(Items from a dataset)
┄┄┄┄┄┄┄┄┄┄┄┄┄┄┄┄┄┄┄┄

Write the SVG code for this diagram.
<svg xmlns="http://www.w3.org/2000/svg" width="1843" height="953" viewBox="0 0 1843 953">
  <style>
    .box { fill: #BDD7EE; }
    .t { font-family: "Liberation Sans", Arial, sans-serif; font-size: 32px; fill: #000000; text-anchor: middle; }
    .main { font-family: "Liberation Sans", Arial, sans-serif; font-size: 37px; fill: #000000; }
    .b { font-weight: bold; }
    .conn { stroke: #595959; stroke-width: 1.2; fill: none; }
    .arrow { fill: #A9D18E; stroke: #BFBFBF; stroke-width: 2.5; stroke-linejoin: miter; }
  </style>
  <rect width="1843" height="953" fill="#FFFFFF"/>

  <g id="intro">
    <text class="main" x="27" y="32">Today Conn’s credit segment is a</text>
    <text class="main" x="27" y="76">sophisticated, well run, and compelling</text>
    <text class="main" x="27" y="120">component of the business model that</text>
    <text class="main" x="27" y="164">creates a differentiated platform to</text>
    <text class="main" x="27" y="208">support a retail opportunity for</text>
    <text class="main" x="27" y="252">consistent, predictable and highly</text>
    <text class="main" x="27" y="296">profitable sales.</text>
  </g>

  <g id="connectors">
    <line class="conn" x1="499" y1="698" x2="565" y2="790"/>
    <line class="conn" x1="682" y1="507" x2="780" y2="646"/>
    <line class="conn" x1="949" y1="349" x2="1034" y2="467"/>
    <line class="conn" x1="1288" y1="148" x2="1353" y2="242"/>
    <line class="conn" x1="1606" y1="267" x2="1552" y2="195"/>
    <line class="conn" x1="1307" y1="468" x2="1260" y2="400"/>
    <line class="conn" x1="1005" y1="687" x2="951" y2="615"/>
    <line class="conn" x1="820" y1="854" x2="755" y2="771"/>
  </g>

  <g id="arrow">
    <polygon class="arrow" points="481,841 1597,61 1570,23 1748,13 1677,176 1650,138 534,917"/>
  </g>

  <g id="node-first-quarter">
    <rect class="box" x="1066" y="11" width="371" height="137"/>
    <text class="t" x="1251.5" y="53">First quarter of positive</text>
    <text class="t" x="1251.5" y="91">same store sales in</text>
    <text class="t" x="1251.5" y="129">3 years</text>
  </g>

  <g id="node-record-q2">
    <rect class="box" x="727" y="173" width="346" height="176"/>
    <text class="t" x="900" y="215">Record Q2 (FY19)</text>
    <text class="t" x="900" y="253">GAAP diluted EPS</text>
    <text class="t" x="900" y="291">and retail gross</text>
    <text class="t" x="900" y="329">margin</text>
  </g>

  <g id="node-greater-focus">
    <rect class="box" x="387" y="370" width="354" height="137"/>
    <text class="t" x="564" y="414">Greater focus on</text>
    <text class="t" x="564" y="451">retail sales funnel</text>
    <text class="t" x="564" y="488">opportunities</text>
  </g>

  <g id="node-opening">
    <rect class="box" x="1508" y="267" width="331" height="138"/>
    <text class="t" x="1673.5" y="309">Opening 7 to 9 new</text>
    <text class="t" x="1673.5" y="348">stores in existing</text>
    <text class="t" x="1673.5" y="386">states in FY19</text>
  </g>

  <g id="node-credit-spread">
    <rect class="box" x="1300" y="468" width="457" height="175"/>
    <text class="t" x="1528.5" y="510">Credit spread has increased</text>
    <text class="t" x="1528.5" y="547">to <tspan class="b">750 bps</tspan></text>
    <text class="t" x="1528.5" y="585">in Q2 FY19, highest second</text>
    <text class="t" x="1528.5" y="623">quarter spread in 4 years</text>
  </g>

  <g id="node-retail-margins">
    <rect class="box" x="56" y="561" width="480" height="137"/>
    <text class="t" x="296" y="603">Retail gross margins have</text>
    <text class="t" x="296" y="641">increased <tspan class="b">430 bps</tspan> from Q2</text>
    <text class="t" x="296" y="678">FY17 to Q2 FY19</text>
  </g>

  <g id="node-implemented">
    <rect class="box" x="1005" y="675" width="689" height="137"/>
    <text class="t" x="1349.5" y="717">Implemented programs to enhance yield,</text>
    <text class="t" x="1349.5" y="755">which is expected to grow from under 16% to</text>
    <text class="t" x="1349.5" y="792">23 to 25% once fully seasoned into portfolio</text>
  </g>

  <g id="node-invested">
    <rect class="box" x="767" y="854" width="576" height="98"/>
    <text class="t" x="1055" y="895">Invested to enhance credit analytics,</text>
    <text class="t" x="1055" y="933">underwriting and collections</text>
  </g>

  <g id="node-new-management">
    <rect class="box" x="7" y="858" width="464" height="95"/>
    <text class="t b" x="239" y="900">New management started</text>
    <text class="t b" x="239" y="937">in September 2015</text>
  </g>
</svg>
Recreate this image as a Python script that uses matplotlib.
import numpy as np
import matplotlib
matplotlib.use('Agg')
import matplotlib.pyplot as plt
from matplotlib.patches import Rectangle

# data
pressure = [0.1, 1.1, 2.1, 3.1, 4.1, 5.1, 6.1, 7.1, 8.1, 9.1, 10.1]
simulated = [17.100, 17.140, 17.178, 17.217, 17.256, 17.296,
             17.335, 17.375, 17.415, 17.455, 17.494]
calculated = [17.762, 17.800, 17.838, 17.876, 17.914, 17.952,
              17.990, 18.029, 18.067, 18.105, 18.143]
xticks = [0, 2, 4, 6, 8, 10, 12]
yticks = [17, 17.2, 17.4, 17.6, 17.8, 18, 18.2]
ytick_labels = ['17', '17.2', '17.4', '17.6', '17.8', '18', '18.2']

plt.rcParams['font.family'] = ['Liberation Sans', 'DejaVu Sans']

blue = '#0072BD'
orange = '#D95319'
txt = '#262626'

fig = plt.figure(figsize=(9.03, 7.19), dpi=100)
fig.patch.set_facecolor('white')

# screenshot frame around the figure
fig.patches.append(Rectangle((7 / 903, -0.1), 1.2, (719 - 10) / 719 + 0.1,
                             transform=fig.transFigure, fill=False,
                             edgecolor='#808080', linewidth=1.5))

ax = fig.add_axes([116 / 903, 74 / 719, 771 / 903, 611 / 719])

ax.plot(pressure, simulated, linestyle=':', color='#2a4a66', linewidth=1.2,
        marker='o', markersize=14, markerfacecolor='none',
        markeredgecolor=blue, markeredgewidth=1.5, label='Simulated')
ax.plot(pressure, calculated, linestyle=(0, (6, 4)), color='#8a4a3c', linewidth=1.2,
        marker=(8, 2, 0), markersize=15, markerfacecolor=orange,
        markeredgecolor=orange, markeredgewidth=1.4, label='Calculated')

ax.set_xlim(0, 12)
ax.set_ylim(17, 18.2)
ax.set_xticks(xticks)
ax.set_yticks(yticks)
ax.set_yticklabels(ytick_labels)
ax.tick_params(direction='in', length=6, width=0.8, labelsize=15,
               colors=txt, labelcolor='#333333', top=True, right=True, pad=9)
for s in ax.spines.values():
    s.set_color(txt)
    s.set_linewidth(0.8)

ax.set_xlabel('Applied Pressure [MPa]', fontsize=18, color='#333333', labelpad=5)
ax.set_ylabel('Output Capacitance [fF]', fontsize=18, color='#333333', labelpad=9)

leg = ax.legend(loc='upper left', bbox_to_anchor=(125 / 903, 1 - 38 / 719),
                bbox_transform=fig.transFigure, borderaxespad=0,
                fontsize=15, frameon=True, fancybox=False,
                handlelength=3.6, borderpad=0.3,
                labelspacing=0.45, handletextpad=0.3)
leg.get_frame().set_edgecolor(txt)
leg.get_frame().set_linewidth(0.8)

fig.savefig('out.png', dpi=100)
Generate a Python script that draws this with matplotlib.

┄┄┄┄┄┄┄┄┄┄┄┄┄┄┄┄┄┄┄┄

• **DIRECTIONS FOR THIS TASK**: Type out all of the material again, word for word.

• **REPLY TO THE EXERCISE**:
Write the SVG code for this diagram.
<svg xmlns="http://www.w3.org/2000/svg" width="1843" height="953" viewBox="0 0 1843 953">
  <style>
    .box { fill: #BDD7EE; }
    .t { font-family: "Liberation Sans", Arial, sans-serif; font-size: 32px; fill: #000000; text-anchor: middle; }
    .main { font-family: "Liberation Sans", Arial, sans-serif; font-size: 37px; fill: #000000; }
    .b { font-weight: bold; }
    .conn { stroke: #595959; stroke-width: 1.2; fill: none; }
    .arrow { fill: #A9D18E; stroke: #BFBFBF; stroke-width: 2.5; stroke-linejoin: miter; }
  </style>
  <rect width="1843" height="953" fill="#FFFFFF"/>

  <g id="intro">
    <text class="main" x="27" y="32">Today Conn’s credit segment is a</text>
    <text class="main" x="27" y="76">sophisticated, well run, and compelling</text>
    <text class="main" x="27" y="120">component of the business model that</text>
    <text class="main" x="27" y="164">creates a differentiated platform to</text>
    <text class="main" x="27" y="208">support a retail opportunity for</text>
    <text class="main" x="27" y="252">consistent, predictable and highly</text>
    <text class="main" x="27" y="296">profitable sales.</text>
  </g>

  <g id="connectors">
    <line class="conn" x1="499" y1="698" x2="565" y2="790"/>
    <line class="conn" x1="682" y1="507" x2="780" y2="646"/>
    <line class="conn" x1="949" y1="349" x2="1034" y2="467"/>
    <line class="conn" x1="1288" y1="148" x2="1353" y2="242"/>
    <line class="conn" x1="1606" y1="267" x2="1552" y2="195"/>
    <line class="conn" x1="1307" y1="468" x2="1260" y2="400"/>
    <line class="conn" x1="1005" y1="687" x2="951" y2="615"/>
    <line class="conn" x1="820" y1="854" x2="755" y2="771"/>
  </g>

  <g id="arrow">
    <polygon class="arrow" points="481,841 1597,61 1570,23 1748,13 1677,176 1650,138 534,917"/>
  </g>

  <g id="node-first-quarter">
    <rect class="box" x="1066" y="11" width="371" height="137"/>
    <text class="t" x="1251.5" y="53">First quarter of positive</text>
    <text class="t" x="1251.5" y="91">same store sales in</text>
    <text class="t" x="1251.5" y="129">3 years</text>
  </g>

  <g id="node-record-q2">
    <rect class="box" x="727" y="173" width="346" height="176"/>
    <text class="t" x="900" y="215">Record Q2 (FY19)</text>
    <text class="t" x="900" y="253">GAAP diluted EPS</text>
    <text class="t" x="900" y="291">and retail gross</text>
    <text class="t" x="900" y="329">margin</text>
  </g>

  <g id="node-greater-focus">
    <rect class="box" x="387" y="370" width="354" height="137"/>
    <text class="t" x="564" y="414">Greater focus on</text>
    <text class="t" x="564" y="451">retail sales funnel</text>
    <text class="t" x="564" y="488">opportunities</text>
  </g>

  <g id="node-opening">
    <rect class="box" x="1508" y="267" width="331" height="138"/>
    <text class="t" x="1673.5" y="309">Opening 7 to 9 new</text>
    <text class="t" x="1673.5" y="348">stores in existing</text>
    <text class="t" x="1673.5" y="386">states in FY19</text>
  </g>

  <g id="node-credit-spread">
    <rect class="box" x="1300" y="468" width="457" height="175"/>
    <text class="t" x="1528.5" y="510">Credit spread has increased</text>
    <text class="t" x="1528.5" y="547">to <tspan class="b">750 bps</tspan></text>
    <text class="t" x="1528.5" y="585">in Q2 FY19, highest second</text>
    <text class="t" x="1528.5" y="623">quarter spread in 4 years</text>
  </g>

  <g id="node-retail-margins">
    <rect class="box" x="56" y="561" width="480" height="137"/>
    <text class="t" x="296" y="603">Retail gross margins have</text>
    <text class="t" x="296" y="641">increased <tspan class="b">430 bps</tspan> from Q2</text>
    <text class="t" x="296" y="678">FY17 to Q2 FY19</text>
  </g>

  <g id="node-implemented">
    <rect class="box" x="1005" y="675" width="689" height="137"/>
    <text class="t" x="1349.5" y="717">Implemented programs to enhance yield,</text>
    <text class="t" x="1349.5" y="755">which is expected to grow from under 16% to</text>
    <text class="t" x="1349.5" y="792">23 to 25% once fully seasoned into portfolio</text>
  </g>

  <g id="node-invested">
    <rect class="box" x="767" y="854" width="576" height="98"/>
    <text class="t" x="1055" y="895">Invested to enhance credit analytics,</text>
    <text class="t" x="1055" y="933">underwriting and collections</text>
  </g>

  <g id="node-new-management">
    <rect class="box" x="7" y="858" width="464" height="95"/>
    <text class="t b" x="239" y="900">New management started</text>
    <text class="t b" x="239" y="937">in September 2015</text>
  </g>
</svg>
Recreate this image as a Python script that uses matplotlib.
import numpy as np
import matplotlib
matplotlib.use('Agg')
import matplotlib.pyplot as plt
from matplotlib.patches import Rectangle

# data
pressure = [0.1, 1.1, 2.1, 3.1, 4.1, 5.1, 6.1, 7.1, 8.1, 9.1, 10.1]
simulated = [17.100, 17.140, 17.178, 17.217, 17.256, 17.296,
             17.335, 17.375, 17.415, 17.455, 17.494]
calculated = [17.762, 17.800, 17.838, 17.876, 17.914, 17.952,
              17.990, 18.029, 18.067, 18.105, 18.143]
xticks = [0, 2, 4, 6, 8, 10, 12]
yticks = [17, 17.2, 17.4, 17.6, 17.8, 18, 18.2]
ytick_labels = ['17', '17.2', '17.4', '17.6', '17.8', '18', '18.2']

plt.rcParams['font.family'] = ['Liberation Sans', 'DejaVu Sans']

blue = '#0072BD'
orange = '#D95319'
txt = '#262626'

fig = plt.figure(figsize=(9.03, 7.19), dpi=100)
fig.patch.set_facecolor('white')

# screenshot frame around the figure
fig.patches.append(Rectangle((7 / 903, -0.1), 1.2, (719 - 10) / 719 + 0.1,
                             transform=fig.transFigure, fill=False,
                             edgecolor='#808080', linewidth=1.5))

ax = fig.add_axes([116 / 903, 74 / 719, 771 / 903, 611 / 719])

ax.plot(pressure, simulated, linestyle=':', color='#2a4a66', linewidth=1.2,
        marker='o', markersize=14, markerfacecolor='none',
        markeredgecolor=blue, markeredgewidth=1.5, label='Simulated')
ax.plot(pressure, calculated, linestyle=(0, (6, 4)), color='#8a4a3c', linewidth=1.2,
        marker=(8, 2, 0), markersize=15, markerfacecolor=orange,
        markeredgecolor=orange, markeredgewidth=1.4, label='Calculated')

ax.set_xlim(0, 12)
ax.set_ylim(17, 18.2)
ax.set_xticks(xticks)
ax.set_yticks(yticks)
ax.set_yticklabels(ytick_labels)
ax.tick_params(direction='in', length=6, width=0.8, labelsize=15,
               colors=txt, labelcolor='#333333', top=True, right=True, pad=9)
for s in ax.spines.values():
    s.set_color(txt)
    s.set_linewidth(0.8)

ax.set_xlabel('Applied Pressure [MPa]', fontsize=18, color='#333333', labelpad=5)
ax.set_ylabel('Output Capacitance [fF]', fontsize=18, color='#333333', labelpad=9)

leg = ax.legend(loc='upper left', bbox_to_anchor=(125 / 903, 1 - 38 / 719),
                bbox_transform=fig.transFigure, borderaxespad=0,
                fontsize=15, frameon=True, fancybox=False,
                handlelength=3.6, borderpad=0.3,
                labelspacing=0.45, handletextpad=0.3)
leg.get_frame().set_edgecolor(txt)
leg.get_frame().set_linewidth(0.8)

fig.savefig('out.png', dpi=100)
Generate a Python script that draws this with matplotlib.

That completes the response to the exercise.